You might be taken to court for an online review with a suggestive defamatory meaning only, even though the actual words that you use are not defamatory. Online reviewers are often unaware that in England when it comes to defamation, the reviewer could be liable for defamation not just for the words published as part of the online review, but also for any defamatory innuendo. Innuendo is a hint or a meaning that the reader of the online review might give to the content their read because there is a feeling or a context which invites the defamatory meaning.
It follows that in defamation cases, in England, an online reviewer is unlikely to escape liability just because the express words used were not strictly speaking defamatory. What is important is what readers of the online review understand from reading the review. Internet users’ understanding of a matter often goes beyond the simple words used. Readers of online reviews, in particular, have learned to read between the lines. Furthermore, not saying anything defamatory but rather repeating defamatory statements, express or by innuendo from other online reviews, could also land a reviewer in deep trouble. Sometimes, internet users write various online reviews under different pseudonyms and on different review websites, with the intention to create credibility and validation for their own defamatory posts.
In defamation cases, particularly when the contested matter is a defamatory online review, there could be a major dispute between the reviewer and the person or business being reviewed about whether the online review is in fact defamatory. The court will then take time to consider the actual meaning of the words used, in the context of the entire online review. The question is whose standard, or point of view, do judges need to consider when making a decision about the meaning of the words in defamation cases? Often, the judges would apply a so-called reasonable person approach and will put themselves in a position of a person who is not overly suspicious but not naive either and who will apply life experience and common sense to read the online review.
With this type of person in mind, the judge will make a decision as to what meaning to attribute to the words and context of an online review. Matters that might be taken into consideration are, by way of example, an omission of an important fact, such as that the business issued a refund after the reviewer raised a complaint. Not knowing this important fact might give the online review an entirely different meaning in the eyes of the reasonable reader, which could be defamatory. The subject of the defamatory online review is likely to try to exploit ambiguity and omissions in the online review to show that the review is defamatory, in the absence of significant information. If you write an online review, you should therefore try to eliminate ambiguity and convey your meaning in a precise manner. It is often in your interest to include with the online review all important facts, even if they aren’t in your favour.
Truth has always been considered a safe defence in defamation cases. However, when it comes to defamation on online reviews, you would need to consider that half the truth might be worse than a lie and a half. A witness in court has to swear “to tell the truth, the whole truth and nothing but the truth”.
It follows that telling the truth might not be enough. It has to be the whole truth, no omission of important facts, and nothing but the truth, no mixture of truth and fiction. If you are going to tell a painful truth, make sure that you have evidence to support it. Ensure you double check your facts and claims and that you verify their credibility before publishing. With online views, it is best to post from first-hand knowledge and experience. Avoid posting an online review which is a second or a thirdhand hearsay.

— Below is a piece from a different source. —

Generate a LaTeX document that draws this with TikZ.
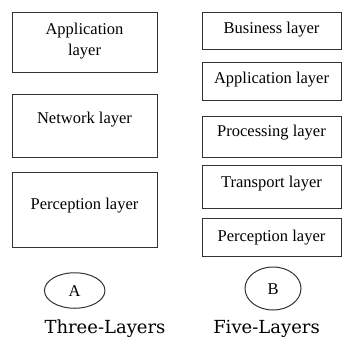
\documentclass[tikz,border=0pt]{standalone}
\usepackage{fontspec}
\setmainfont{Liberation Serif}
\newfontfamily\capfont{DejaVu Serif}
\usetikzlibrary{shapes.geometric}
\begin{document}
\begin{tikzpicture}[x=1pt,y=-1pt,
  layerbox/.style={draw=black!80,line width=1pt,inner sep=0pt},
  layertext/.style={font=\fontsize{16.5}{19}\selectfont,inner sep=0pt,anchor=base,align=center},
  oval/.style={draw=black!80,line width=1pt,ellipse,inner sep=0pt},
  captext/.style={font=\capfont\fontsize{18}{21}\selectfont,inner sep=0pt,anchor=base}]
\useasboundingbox (0,0) rectangle (342,338);
% left column
\node[layerbox,minimum width=145pt,minimum height=60pt] (L1) at (84.5,42) {};
\node[layerbox,minimum width=145pt,minimum height=63pt] (L2) at (84.5,125.5) {};
\node[layerbox,minimum width=145pt,minimum height=75pt] (L3) at (84.5,209.5) {};
\node[layertext] (t1) at (84.5,55) {Application\\[2pt]layer};
\node[layertext] (t2) at (84.5,123) {Network layer};
\node[layertext] (t3) at (84.5,209) {Perception layer};
% right column
\node[layerbox,minimum width=139pt,minimum height=37pt] (R1) at (271.5,30.5) {};
\node[layerbox,minimum width=139pt,minimum height=38pt] (R2) at (271.5,81) {};
\node[layerbox,minimum width=139pt,minimum height=41pt] (R3) at (271.5,136.5) {};
\node[layerbox,minimum width=139pt,minimum height=43pt] (R4) at (271.5,186.5) {};
\node[layerbox,minimum width=139pt,minimum height=38pt] (R5) at (271.5,237) {};
\node[layertext] (s1) at (271.5,33) {Business layer};
\node[layertext] (s2) at (271.5,83) {Application layer};
\node[layertext] (s3) at (271.5,136) {Processing layer};
\node[layertext] (s4) at (271.5,187) {Transport layer};
\node[layertext] (s5) at (271.5,241) {Perception layer};
% ovals
\node[oval,minimum width=60.5pt,minimum height=35.5pt] (A) at (74.7,290.5) {};
\node[layertext] (Al) at (74.7,296) {A};
\node[oval,minimum width=56pt,minimum height=43pt] (B) at (273,288.5) {};
\node[layertext] (Bl) at (273,294) {B};
% captions
\node[captext] (c1) at (105,333.5) {Three-Layers};
\node[captext] (c2) at (266.5,333.5) {Five-Layers};
\end{tikzpicture}
\end{document}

There is a defence to a claim of defamation in England, which is an honest belief. The belief needs to have been genuinely held by the review at the time of publication. Even if the belief turned out to be wrong, the fact that it was genuinely held at the time of posting the online review, would provide the reviewer with a complete defence to a claim of defamation. Some online reviewers state their opinion as if it was a fact. When writing an online review, you must be clear that you are expressing your own genuine opinion.
If after a while you discover that your belief was misguided, you should take steps to remove the online review or correct it. You can use phrases such as “I think”; “considering the facts, I concluded that”, “I assume” etc. provided you have good grounds for holding those views. In some cases, you will need to be able to explain why you thought of a business or an individual in a particular way or what in the facts prompted you to come to certain conclusions or assumptions about the business you were reviewing.
You are entitled to come to your own conclusions based on your own experience, but it could be difficult for a reviewer to justify concluding that an owner of a business they have just reviewed is a “thief” or that the business is a “scam” without having any actual proof of that. You must always take particular care with allegations of criminality and allegations about what is going on in someone’s mind (for example, that the business owner intended to rip you off).